Binadox KPIs to Track:

  • Compliance Rate: Percentage of total Azure ML Compute Instances with root access disabled.
  • Policy Violations: Number of blocked deployment attempts by the Azure "Deny" policy per week.
  • Mean Time to Remediate (MTTR): Average time taken to delete or replace a non-compliant instance after detection.
  • Exception Ratio: Number of approved exceptions versus the total number of compute instances.

Binadox Common Pitfalls:

  • Blocking Without Enabling: Implementing a strict "Deny" policy without providing viable, pre-built environments, causing developer friction and project delays.
  • Ignoring Existing Resources: Focusing only on preventing new non-compliant instances while allowing old, risky ones to persist indefinitely.
  • Lack of Communication: Rolling out the new policy without explaining the "why" behind it, leading to resentment and attempts to circumvent controls.
  • Overly Permissive Exception Process: Creating an exception process that is too easy, turning the exception into the new standard.

Conclusion

Disabling root access on Azure Machine Learning Compute Instances is a foundational step in securing your AI/ML workloads. It is a non-negotiable best practice that directly supports the principle of least privilege, reduces your attack surface, and prevents financial waste from resource abuse.

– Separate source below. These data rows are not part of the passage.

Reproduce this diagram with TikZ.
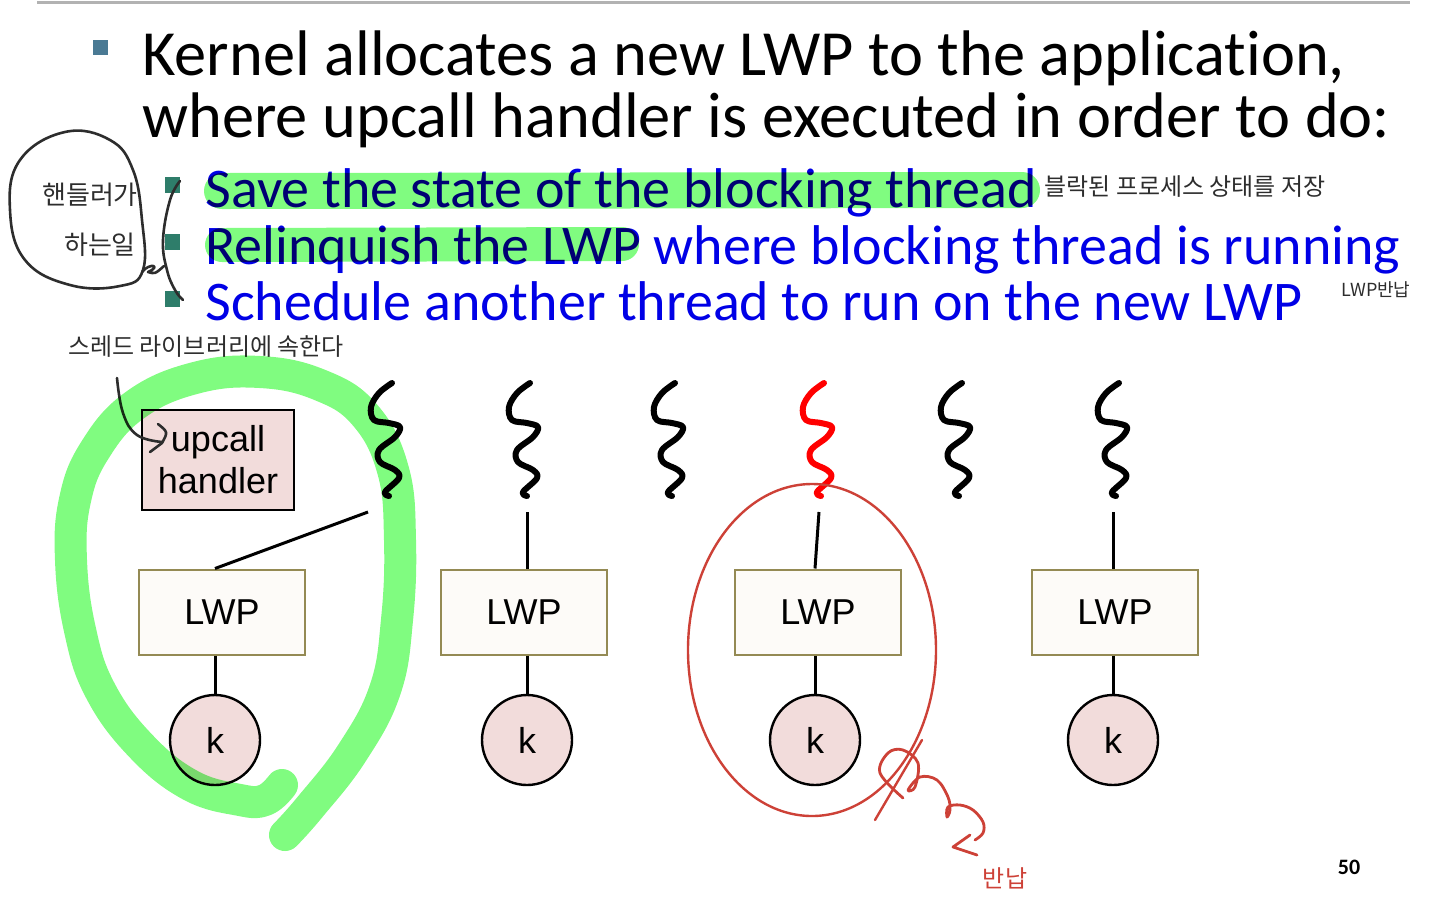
\documentclass[tikz,border=0pt]{standalone}
\usepackage{fontspec}
\setmainfont{Carlito}[Ligatures=NoCommon]
\newfontfamily\arialfont{Liberation Sans}
\newfontfamily\hanfont{Noto Sans CJK KR}
\definecolor{slideblue}{RGB}{0,0,230}
\definecolor{bulletgray}{RGB}{74,122,148}
\definecolor{bulletgreen}{RGB}{46,125,106}
\definecolor{marker}{RGB}{128,252,128}
\definecolor{lwpedge}{RGB}{148,138,84}
\definecolor{lwpfill}{RGB}{253,251,248}
\definecolor{kfill}{RGB}{242,220,219}
\definecolor{penred}{RGB}{205,65,55}
\definecolor{pen}{RGB}{45,45,45}
\begin{document}
\begin{tikzpicture}[x=0.5pt, y=-0.5pt,
  every node/.style={inner sep=0pt},
  lwp/.style={draw=lwpedge, fill=lwpfill, line width=1pt, minimum width=83pt, minimum height=42.5pt, font=\arialfont\fontsize{18}{21}\selectfont},
  kern/.style={circle, draw, fill=kfill, line width=1.2pt, minimum size=45pt, font=\arialfont\fontsize{18}{21}\selectfont},
  upcall/.style={draw, fill=kfill, line width=0.7pt, minimum width=76pt, minimum height=50pt, align=center, font=\arialfont\fontsize{18}{21}\selectfont},
  link/.style={line width=1.5pt},
  thread/.style={line width=3pt, line cap=round, line join=round},
  hl/.style={marker, line cap=round, line join=round},
  pen/.style={draw=pen, line width=1.3pt, line cap=round, line join=round},
  redpen/.style={draw=penred, line width=1.2pt, line cap=round, line join=round},
  big/.style={anchor=base west, font=\fontsize{32.2}{38}\selectfont},
  sub/.style={anchor=base west, text=slideblue, font=\fontsize{28}{33}\selectfont},
  hand/.style={text=pen, font=\hanfont\fontsize{12}{14}\selectfont}]
  \useasboundingbox (0,0) rectangle (1440,907);
  \draw[gray!60, line width=1.5pt] (37,2) -- (1410,2);

  % slide text
  \fill[bulletgray] (93,40) rectangle (108,55);
  \node[big] (l1) at (142,75) {Kernel allocates a new LWP to the application,};
  \node[big] (l2) at (142,137) {where upcall handler is executed in order to do:};
  \foreach \y in {185,242,299}
    \fill[bulletgreen] (165,\y-8) rectangle (180,\y+8);
  \node[sub] (s1) at (205,207) {Save the state of the blocking thread};
  \node[sub] (s2) at (205,264) {Relinquish the LWP where blocking thread is running};
  \node[sub] (s3) at (205,320) {Schedule another thread to run on the new LWP};
  \node[font=\bfseries\fontsize{11}{12}\selectfont] (pg) at (1349,867) {50};

  % threads
  \foreach \x/\c in {385/black, 523/black, 668/black, 817/red, 955/black, 1112/black}
    \draw[thread, \c, shift={(\x,383)}] plot[smooth, tension=0.6] coordinates {(7,0) (-6,10) (-14,24) (-11,37) (4,40) (15,44) (10,54) (-6,67) (-5,79) (10,87) (14,95) (0,109) (4,113)};

  % LWPs and kernel threads
  \node[upcall] (uh) at (218,460) {upcall\\handler};
  \foreach \i/\x/\kx/\t in {1/222/215/368, 2/524/527/527, 3/818/815/819, 4/1115/1113/1113} {
    \node[lwp] (lwp\i) at (\x,612) {LWP};
    \node[kern] (k\i) at (\kx,740) {k};
    \coordinate (th\i) at (\t,512);
    \draw[link] (lwp\i.south -| k\i) -- (k\i);
    \draw[link] (lwp\i.north -| k\i) -- (th\i);
  }

  % handwritten notes
  \node[hand] (n1) at (1185,187) {블락된 프로세스 상태를 저장};
  \node[hand, font=\hanfont\fontsize{9}{10}\selectfont] (n2) at (1376,290) {LWP반납};
  \node[hand] (n3) at (206,347) {스레드 라이브러리에 속한다};
  \node[hand, font=\hanfont\fontsize{13}{14}\selectfont] (n4) at (90,195) {핸들러가};
  \node[hand, font=\hanfont\fontsize{13}{14}\selectfont] (n5) at (100,245) {하는일};
  \node[hand, text=penred] (n6) at (1005,878) {반납};
  \draw[pen] plot[smooth cycle, tension=0.7] coordinates {(65,132) (110,140) (133,170) (142,220) (143,270) (120,286) (70,285) (25,260) (10,210) (20,160)};
  \draw[pen] (142,272) .. controls (150,262) and (162,266) .. (148,272) .. controls (155,274) .. (164,266);
  \draw[pen] plot[smooth, tension=0.7] coordinates {(180,181) (170,200) (163,240) (167,270) (175,290) (183,300)};
  \draw[pen] plot[smooth, tension=0.7] coordinates {(117,378) (123,413) (137,435) (162,442)};
  \draw[pen] (158,424) .. controls (168,432) .. (162,443) -- (150,452);
  \draw[redpen] (812,650) ellipse (124 and 166);
  \draw[redpen] (922,740) -- (875,820);
  \draw[redpen, line width=1.4pt] plot[smooth, tension=0.6] coordinates {(903,798) (880,773) (888,753) (903,750) (918,763) (915,787) (908,790) (920,777) (937,780) (948,797) (950,810) (947,817) (948,807) (960,805) (973,810) (983,822) (983,833) (975,840)};
  \draw[redpen, line width=1.4pt] (970,835) -- (953,847) -- (977,855);

  % highlighter
  \begin{scope}[blend mode=multiply]
    \draw[hl, line width=18pt] (222,191) -- (1022,190);
    \draw[hl, line width=17pt] (222,245) -- (622,244);
    \draw[hl, line width=16pt] plot[smooth, tension=0.7] coordinates {(285,835) (310,807) (352,753) (385,690) (397,620) (400,540) (393,470) (365,415) (320,385) (260,372) (195,378) (135,405) (95,450) (75,500) (71,560) (80,630) (100,690) (140,745) (190,785) (240,800) (265,800) (282,785)};
  \end{scope}
\end{tikzpicture}
\end{document}
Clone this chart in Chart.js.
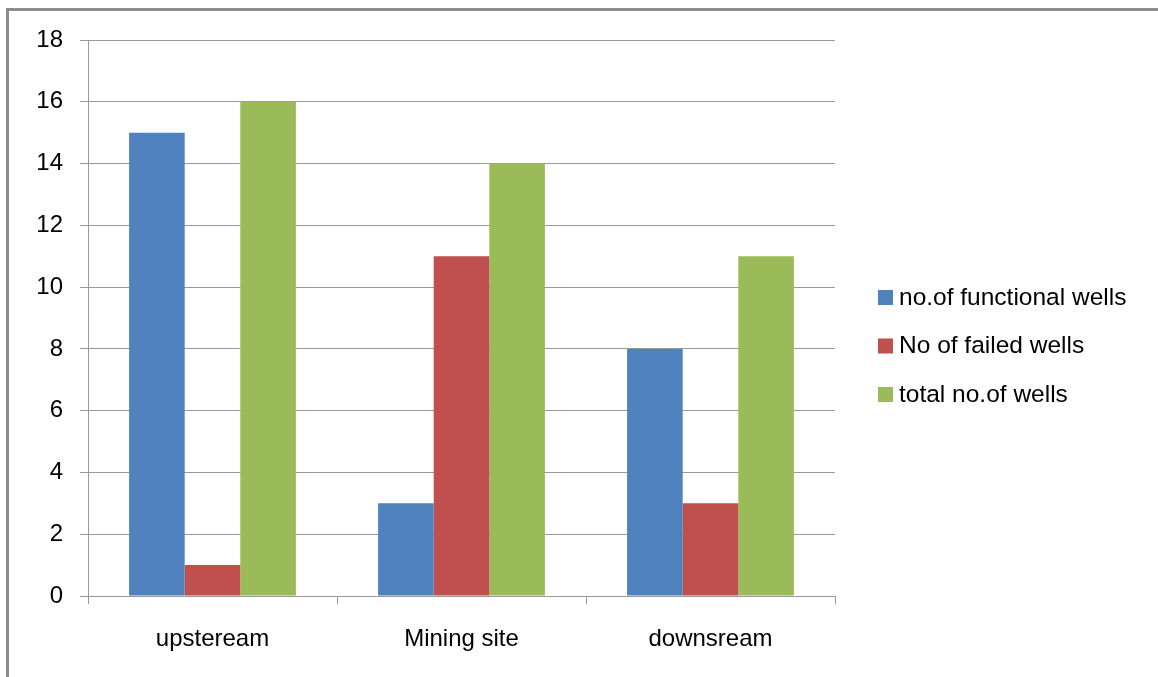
<!DOCTYPE html>
<html>
<head>
  <style>
    body {
      margin: 0;
      background-color: #ffffff;
      font-family: "Liberation Sans", Arial, sans-serif;
    }
    #frame {
      position: absolute;
      left: 6px;
      top: 8px;
      width: 1160px;
      height: 680px;
      border-left: 3px solid #8c8c8c;
      border-top: 3px solid #8c8c8c;
    }
    #myChart {
      position: absolute;
      left: 0;
      top: 0;
    }
  </style>
  <script src="https://cdn.jsdelivr.net/npm/chart.js"></script>
</head>
<body>
  <div id="frame"></div>
  <canvas id="myChart" width="1158" height="677"></canvas>
  <script>
    // chart data
    const categories = ['upsteream', 'Mining site', 'downsream'];
    const functionalWells = [15, 3, 8];
    const failedWells = [1, 11, 3];
    const totalWells = [16, 14, 11];
    const seriesNames = ['no.of functional wells', 'No of failed wells', 'total no.of wells'];
    const seriesColors = ['#4F81BD', '#C0504D', '#9BBB59'];
    const yTicks = [0, 2, 4, 6, 8, 10, 12, 14, 16, 18];

    const fontFamily = '"Liberation Sans", Arial, sans-serif';
    const gridColor = '#999999';

    // legend drawn by hand so it sits where the original one is
    const sideLegend = {
      id: 'sideLegend',
      afterDraw(chart) {
        const ctx = chart.ctx;
        ctx.save();
        ctx.font = '24.5px ' + fontFamily;
        ctx.textBaseline = 'middle';
        chart.data.datasets.forEach((ds, i) => {
          const y = 297 + i * 48.5;
          ctx.fillStyle = ds.backgroundColor;
          ctx.fillRect(878, y - 7, 15, 15);
          ctx.fillStyle = '#000';
          ctx.fillText(ds.label, 899, y + 1);
        });
        ctx.restore();
      }
    };

    const datasets = [functionalWells, failedWells, totalWells].map((vals, i) => ({
      label: seriesNames[i],
      data: vals,
      backgroundColor: seriesColors[i],
      borderWidth: 0,
      categoryPercentage: 0.67,
      barPercentage: 1.0
    }));

    new Chart(document.getElementById('myChart').getContext('2d'), {
      type: 'bar',
      data: { labels: categories, datasets: datasets },
      options: {
        responsive: false,
        animation: false,
        layout: { padding: { left: 0, right: 323, top: 40, bottom: 0 } },
        plugins: {
          legend: { display: false },
          tooltip: { enabled: false }
        },
        scales: {
          x: {
            offset: true,
            grid: {
              offset: true,
              drawOnChartArea: false,
              drawTicks: true,
              tickLength: 8,
              color: gridColor
            },
            border: { color: gridColor, width: 1 },
            ticks: {
              color: '#000',
              padding: 21,
              font: { family: fontFamily, size: 24 }
            },
            afterFit(scale) { scale.height = 81; }
          },
          y: {
            min: 0,
            max: 18,
            afterBuildTicks(scale) { scale.ticks = yTicks.map(v => ({ value: v })); },
            grid: {
              color: gridColor,
              tickLength: 8
            },
            border: { color: gridColor, width: 1 },
            ticks: {
              color: '#000',
              padding: 17,
              font: { family: fontFamily, size: 24 }
            },
            afterFit(scale) { scale.width = 88; }
          }
        }
      },
      plugins: [sideLegend]
    });
  </script>
</body>
</html>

The path to compliance requires a combination of automated governance and operational enablement. By leveraging tools like Azure Policy to enforce guardrails and providing data scientists with secure, containerized environments, you can eliminate this risk without stifling innovation. This proactive approach strengthens your security posture, improves operational stability, and ensures your ML infrastructure is both powerful and secure.